今作はフィリアがエロースに変わっていく作品だと私は感じた。それは友達グループで遊びまくってるシーンがかなり多いからであって、『エブリバディ・ウォンツ・サム!!』っぽいな!と思っていたらドランも意識してたらしく、納得。
構図が美しくてずっと観ていられる。キスシーンから少しだけ画面サイズと質感が変わるのも素敵。画面サイズ変えるの完全に流行ったね。ドランが流行を作った……。
・鵞鳥湖の夜
私の大好きな『藍色夏恋』で主演を務めていたグイ・ルンメイが素敵なファムファタールになって……という感じです。フィルムノワール一直線な作品。
先に書いたようにフィルムノワール一直線な作品なので話自体はすごく単純で、その分映像のかっこよさや構図の決まり方に注目できる。
ピンク色に染まる部屋、光る靴、首の飛ぶトンネル、血を受ける傘、そのすべてが美しかった。
間延びをするギリギリで撃たれる銃や、明らかに音量の大きいエキセントリックな音楽が、作品にメリハリをつけていた。
しかし今作はとにかくグイ・ルンメイが美しい。劇中ずっとグイ・ルンメイを観ていられる幸せというものが確かにそこにあった。
それにしても、何故ファムファタールは赤い服を着るのか……。
・蒲田前奏曲
新進気鋭の監督4人が描く、女優・蒲田マチ子をめぐる4つのオムニバスストーリー。私は中川龍太郎監督と古川琴音が大好きなので観た。

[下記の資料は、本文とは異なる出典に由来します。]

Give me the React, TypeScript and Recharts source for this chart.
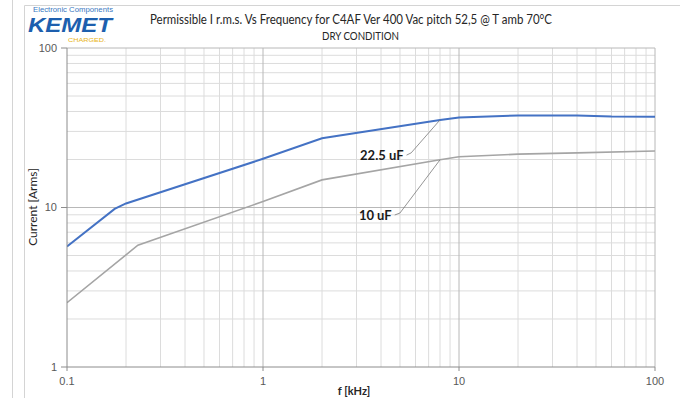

中川監督は初期作品を彷彿とさせる音楽使いやカメラワーク。ポエティックな台詞回しには詩人としての中川龍太郎を感じさせられた。
そしてなんといっても古川琴音がかわいい。レトロな風景が残る蒲田にレトロ調の良く似合う古川琴音がよく映える。エアホッケーしてるところのかわいさよ。
中川監督作品めがけて観に行ってしまったが、その他の作品もとても良かった。2本目は行ったことのある蒲田温泉が出てきたり、伊藤沙莉の演技が光っていたり。3本目のセクハラ被害の開示を迫ること自体がセクハラっぽいという構造には、前々から感じていたことを改めて思いだしたり。二ノ宮隆太郎監督が良い味を出している。4本目は渡辺紘文監督全開。それまでの空気と一転して会場がシュールな笑いに包まれていた。おそらくこれが賛否両論というか、好き嫌いの一番激しく出るところというか、その点においてりこさんはどう思われますか?という感じです。私は大好き。
今月はドタバタで観そびれた作品もちらほら。TENETとかね。観るんだったらIMAXGT!とか言ってたら観逃し続けています。早く観なきゃ。でも無事に自主制作の撮影も終わって本当に良かった。出演していただいた演者さんの紹介で現場でお手伝いまでさせていただいて、目まぐるしい毎日ですが、暗いことを考える暇もないのでとてもありがたいです。今月は会いたかった人々にもたくさん会えてよかった。みんなまた会ってね〜。